▶ [AIM OF THE TASK] Return precisely the span of lines from the top of the material below to the line containing "0.69, 0.40, 0.21];", both included. Pictures are excluded.

────

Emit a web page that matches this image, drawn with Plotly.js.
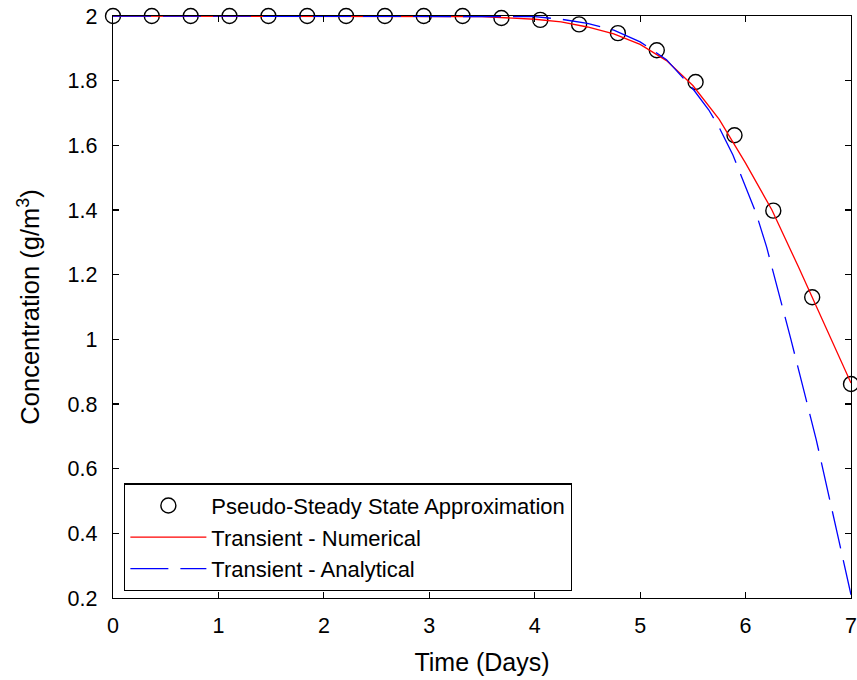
<!DOCTYPE html>
<html>
<head>
<meta charset="utf-8">
<script src="https://cdn.plot.ly/plotly-3.0.1.min.js"></script>
<style>html,body{margin:0;padding:0;background:#fff;}#chart{width:857px;height:680px;}</style>
</head>
<body>
<div id="chart"></div>
<script>
// Pseudo-steady state approximation (markers)
var pssDays = [0, 0.368, 0.737, 1.105, 1.474, 1.842, 2.211, 2.579, 2.947, 3.316, 3.684, 4.053, 4.421, 4.789, 5.158, 5.526, 5.895, 6.263, 6.632, 7.0];
var pssConc = [2, 2, 2, 2, 2, 2, 2, 2, 2, 2, 1.994, 1.988, 1.974, 1.947, 1.894, 1.796, 1.631, 1.398, 1.130, 0.862];

// Transient - Numerical (red solid)
var numDays = [0, 0.5, 1, 1.5, 2, 2.5, 3, 3.5, 4, 4.25, 4.5, 4.75, 5, 5.25, 5.5, 5.75, 6, 6.25, 6.5, 6.75, 7];
var numConc = [2, 2, 2, 2, 2, 2, 2, 1.998, 1.99, 1.982, 1.966, 1.945, 1.912, 1.862, 1.785, 1.68, 1.545, 1.40, 1.225, 1.045, 0.865];

// Transient - Analytical (blue dashed)
var anaDays = [0, 0.5, 1, 1.5, 2, 2.5, 3, 3.5, 4, 4.25, 4.5, 4.75, 5, 5.25, 5.5, 5.65, 5.75, 5.88, 6, 6.1, 6.2, 6.27, 6.43, 6.55, 6.67, 6.87, 7];
var anaConc = [2, 2, 2, 2, 2, 2, 2, 2, 1.998, 1.99, 1.977, 1.956, 1.92, 1.865, 1.775, 1.71, 1.655, 1.57, 1.475, 1.39, 1.285, 1.2, 1.0, 0.845, 0.69, 0.40, 0.21];

var seriesNames = ['Pseudo-Steady State Approximation', 'Transient - Numerical', 'Transient - Analytical'];
var xTitle = 'Time (Days)';
var yTitle = 'Concentration (g/m<sup>3</sup>)';

var FONT = 'Liberation Sans, Arial, sans-serif';

var traces = [
  {
    x: pssDays, y: pssConc, name: seriesNames[0], type: 'scatter', mode: 'markers',
    marker: {symbol: 'circle-open', size: 15, color: '#000', line: {width: 1.4, color: '#000'}},
    cliponaxis: false
  },
  {
    x: numDays, y: numConc, name: seriesNames[1], type: 'scatter', mode: 'lines',
    line: {color: '#ff0000', width: 1.3}
  },
  {
    x: anaDays, y: anaConc, name: seriesNames[2], type: 'scatter', mode: 'lines',
    line: {color: '#0000ff', width: 1.3, dash: '38px,12px'}
  }
];

var axisCommon = {
  showgrid: false, zeroline: false, showline: true, linecolor: '#000', linewidth: 1.3,
  mirror: 'ticks', ticks: 'inside', ticklen: 6, tickwidth: 1.2, tickcolor: '#000',
  tickfont: {family: FONT, size: 21.5, color: '#000'}
};

var layout = {
  width: 857, height: 680,
  margin: {l: 113, r: 6, t: 16, b: 82},
  paper_bgcolor: '#fff', plot_bgcolor: '#fff',
  font: {family: FONT, color: '#000'},
  showlegend: true,
  xaxis: Object.assign({}, axisCommon, {
    range: [0, 7], dtick: 1, tick0: 0, ticklabelstandoff: 8,
    title: {text: xTitle, font: {family: FONT, size: 25, color: '#000'}, standoff: 16}
  }),
  yaxis: Object.assign({}, axisCommon, {
    range: [0.2, 2], dtick: 0.2, tick0: 0, ticklabelstandoff: 10,
    title: {text: yTitle, font: {family: FONT, size: 25.5, color: '#000'}, standoff: 20}
  }),
  legend: {
    x: 0.015, y: 0.197, xanchor: 'left', yanchor: 'top',
    bgcolor: '#fff', bordercolor: '#000', borderwidth: 1.3,
    font: {family: FONT, size: 22, color: '#000'},
    itemwidth: 76, tracegroupgap: 0
  }
};

Plotly.newPlot('chart', traces, layout, {displayModeBar: false, staticPlot: true});
</script>
</body>
</html>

────

▶ [TASK ANSWER]
Emit a web page that matches this image, drawn with Plotly.js.
<!DOCTYPE html>
<html>
<head>
<meta charset="utf-8">
<script src="https://cdn.plot.ly/plotly-3.0.1.min.js"></script>
<style>html,body{margin:0;padding:0;background:#fff;}#chart{width:857px;height:680px;}</style>
</head>
<body>
<div id="chart"></div>
<script>
// Pseudo-steady state approximation (markers)
var pssDays = [0, 0.368, 0.737, 1.105, 1.474, 1.842, 2.211, 2.579, 2.947, 3.316, 3.684, 4.053, 4.421, 4.789, 5.158, 5.526, 5.895, 6.263, 6.632, 7.0];
var pssConc = [2, 2, 2, 2, 2, 2, 2, 2, 2, 2, 1.994, 1.988, 1.974, 1.947, 1.894, 1.796, 1.631, 1.398, 1.130, 0.862];

// Transient - Numerical (red solid)
var numDays = [0, 0.5, 1, 1.5, 2, 2.5, 3, 3.5, 4, 4.25, 4.5, 4.75, 5, 5.25, 5.5, 5.75, 6, 6.25, 6.5, 6.75, 7];
var numConc = [2, 2, 2, 2, 2, 2, 2, 1.998, 1.99, 1.982, 1.966, 1.945, 1.912, 1.862, 1.785, 1.68, 1.545, 1.40, 1.225, 1.045, 0.865];

// Transient - Analytical (blue dashed)
var anaDays = [0, 0.5, 1, 1.5, 2, 2.5, 3, 3.5, 4, 4.25, 4.5, 4.75, 5, 5.25, 5.5, 5.65, 5.75, 5.88, 6, 6.1, 6.2, 6.27, 6.43, 6.55, 6.67, 6.87, 7];
var anaConc = [2, 2, 2, 2, 2, 2, 2, 2, 1.998, 1.99, 1.977, 1.956, 1.92, 1.865, 1.775, 1.71, 1.655, 1.57, 1.475, 1.39, 1.285, 1.2, 1.0, 0.845, 0.69, 0.40, 0.21];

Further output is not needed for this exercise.